I know that mov bx, ax
would move the lower half of eax
into bx
, but I want to know how to move the upper half of eax
into bx
as well.
If you want to preserve EAX and the upper half of EBX:
rol eax, 16
mov bx, ax
rol eax, 16
If have a scratch register available, this is more efficient (and doesn't introduce extra latency for later instructions that read EAX):
mov ecx, eax
shr ecx, 16
mov bx, cx
If you don't need either of those, mov ebx, eax
/ shr ebx, 16
is the obvious way and avoids any partial-register stalls or false dependencies.

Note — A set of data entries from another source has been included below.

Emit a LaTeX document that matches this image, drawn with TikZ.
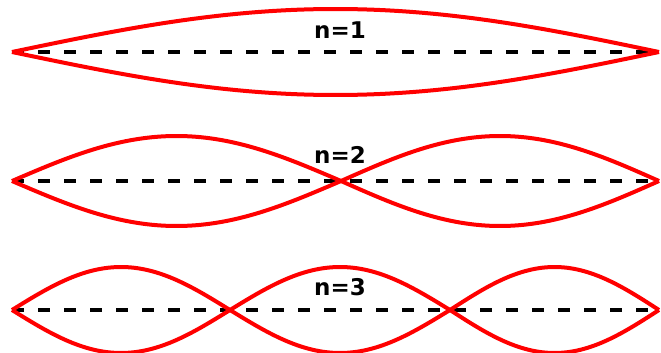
\documentclass[tikz,border=0pt]{standalone}
\usepackage{fontspec}
\setsansfont{DejaVu Sans}
\begin{document}
\begin{tikzpicture}[x=1pt,y=-1pt,
  wave/.style={red,line width=4pt,line join=round},
  axisline/.style={black,line width=3.4pt,dash pattern=on 12pt off 14pt},
  lbl/.style={font=\sffamily\bfseries\fontsize{23}{25}\selectfont,inner sep=0pt}]
\useasboundingbox (0,0) rectangle (661,353);
% dashed axes
\foreach \yc in {52,181,310}{\draw[axisline] (12,\yc) -- (659,\yc);}
% lobes: start / end / centre line / amplitude
\foreach \xa/\xb/\yc/\a in {12/659/52/43, 12/341/181/45, 341/659/181/45, 12/230/310/43, 230/450/310/43, 450/659/310/43}{
  \draw[wave,samples=60,domain=\xa:\xb,smooth] plot (\x,{\yc-\a*sin(180/(\xb-\xa)*(\x-\xa))});
  \draw[wave,samples=60,domain=\xa:\xb,smooth] plot (\x,{\yc+\a*sin(180/(\xb-\xa)*(\x-\xa))});
}
\node[lbl] (label1) at (340,30) {n=1};
\node[lbl] (label2) at (340,155) {n=2};
\node[lbl] (label3) at (340,287) {n=3};
\end{tikzpicture}
\end{document}
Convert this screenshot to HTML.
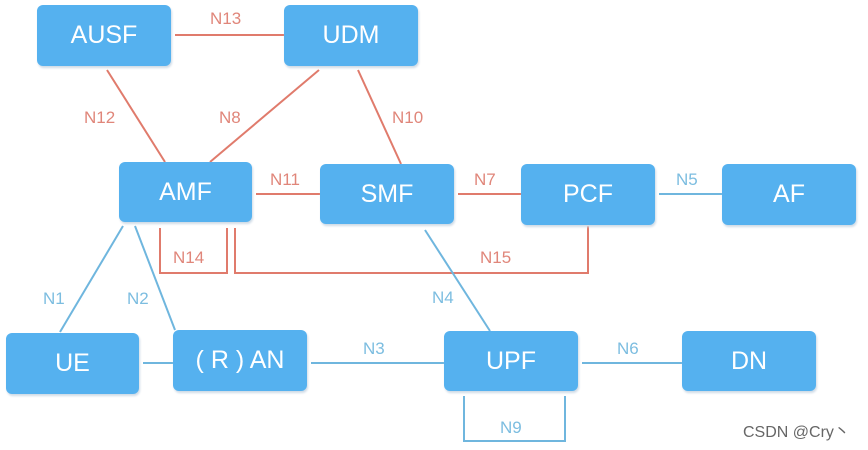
<!DOCTYPE html>
<html><head><style>
body{margin:0;background:#fff;width:868px;height:450px;overflow:hidden;position:relative;font-family:"Liberation Sans",sans-serif}
.b{position:absolute;background:#55b1ef;border-radius:6px;color:#fff;font-size:25px;display:flex;align-items:center;justify-content:center;box-shadow:1px 2px 2px #cfdbe6}
svg{position:absolute;left:0;top:0}
text{font-family:"Liberation Sans",sans-serif;font-size:17px}
.r{fill:#e0867a}.l{fill:#7cbde0}
</style></head><body>
<svg width="868" height="450">
<g stroke="#e07b6c" stroke-width="2" fill="none">
<line x1="175" y1="35" x2="284" y2="35"/>
<line x1="107" y1="70" x2="165" y2="162"/>
<line x1="319" y1="70" x2="210" y2="162"/>
<line x1="358" y1="70" x2="401" y2="164"/>
<line x1="256" y1="194" x2="320" y2="194"/>
<line x1="458" y1="194" x2="521" y2="194"/>
<polyline points="160,228 160,273 227,273 227,228"/>
<polyline points="235,228 235,273 588,273 588,226"/>
</g>
<g stroke="#6fb6de" stroke-width="2" fill="none">
<line x1="659" y1="194" x2="722" y2="194"/>
<line x1="123" y1="226" x2="60" y2="332"/>
<line x1="135" y1="226" x2="175" y2="330"/>
<line x1="425" y1="230" x2="490" y2="331"/>
<line x1="143" y1="363" x2="173" y2="363"/>
<line x1="311" y1="363" x2="444" y2="363"/>
<line x1="582" y1="363" x2="682" y2="363"/>
<polyline points="464,396 464,441 565,441 565,396"/>
</g>
<text class="r" x="210" y="24">N13</text>
<text class="r" x="84" y="123">N12</text>
<text class="r" x="219" y="123">N8</text>
<text class="r" x="392" y="123">N10</text>
<text class="r" x="270" y="185">N11</text>
<text class="r" x="474" y="185">N7</text>
<text class="l" x="676" y="185">N5</text>
<text class="r" x="173" y="263">N14</text>
<text class="r" x="480" y="263">N15</text>
<text class="l" x="43" y="304">N1</text>
<text class="l" x="127" y="304">N2</text>
<text class="l" x="432" y="303">N4</text>
<text class="l" x="363" y="354">N3</text>
<text class="l" x="617" y="354">N6</text>
<text class="l" x="500" y="433">N9</text>
<text x="743" y="437" style="font-size:16px;fill:#666">CSDN @Cry丶</text>
</svg>
<div class="b" style="left:37px;top:5px;width:134px;height:61px">AUSF</div>
<div class="b" style="left:284px;top:5px;width:134px;height:61px">UDM</div>
<div class="b" style="left:119px;top:162px;width:133px;height:60px">AMF</div>
<div class="b" style="left:320px;top:164px;width:134px;height:60px">SMF</div>
<div class="b" style="left:521px;top:164px;width:134px;height:61px">PCF</div>
<div class="b" style="left:722px;top:164px;width:134px;height:61px">AF</div>
<div class="b" style="left:6px;top:333px;width:133px;height:61px">UE</div>
<div class="b" style="left:173px;top:330px;width:134px;height:61px">( R ) AN</div>
<div class="b" style="left:444px;top:331px;width:134px;height:60px">UPF</div>
<div class="b" style="left:682px;top:331px;width:134px;height:60px">DN</div>
</body></html>
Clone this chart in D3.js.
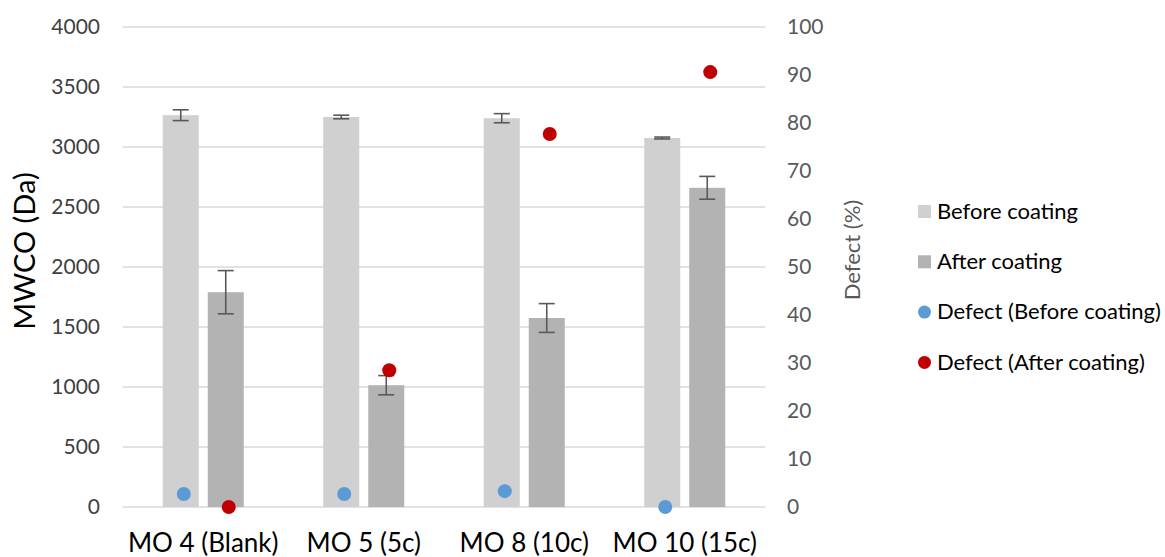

If you don't mind shifting the original value of bx
(low 16 bits of ebx
) to high 16 bits of ebx
, you need only 1 instruction:
shld ebx,eax,16
This does not modify eax
.
I would do it like this:
mov ebx,eax
shr ebx, 16
ebx now contains the top 16-bits of eax
For 16-bit mode, this is the smallest (not fastest) code: only 4 bytes.
push eax ; 2 bytes: prefix + opcode
pop ax ; 1 byte: opcode
pop bx ; 1 byte: opcode
It's even more compact than single instruction shld ebx,eax,16
which occupies 5 bytes of memory.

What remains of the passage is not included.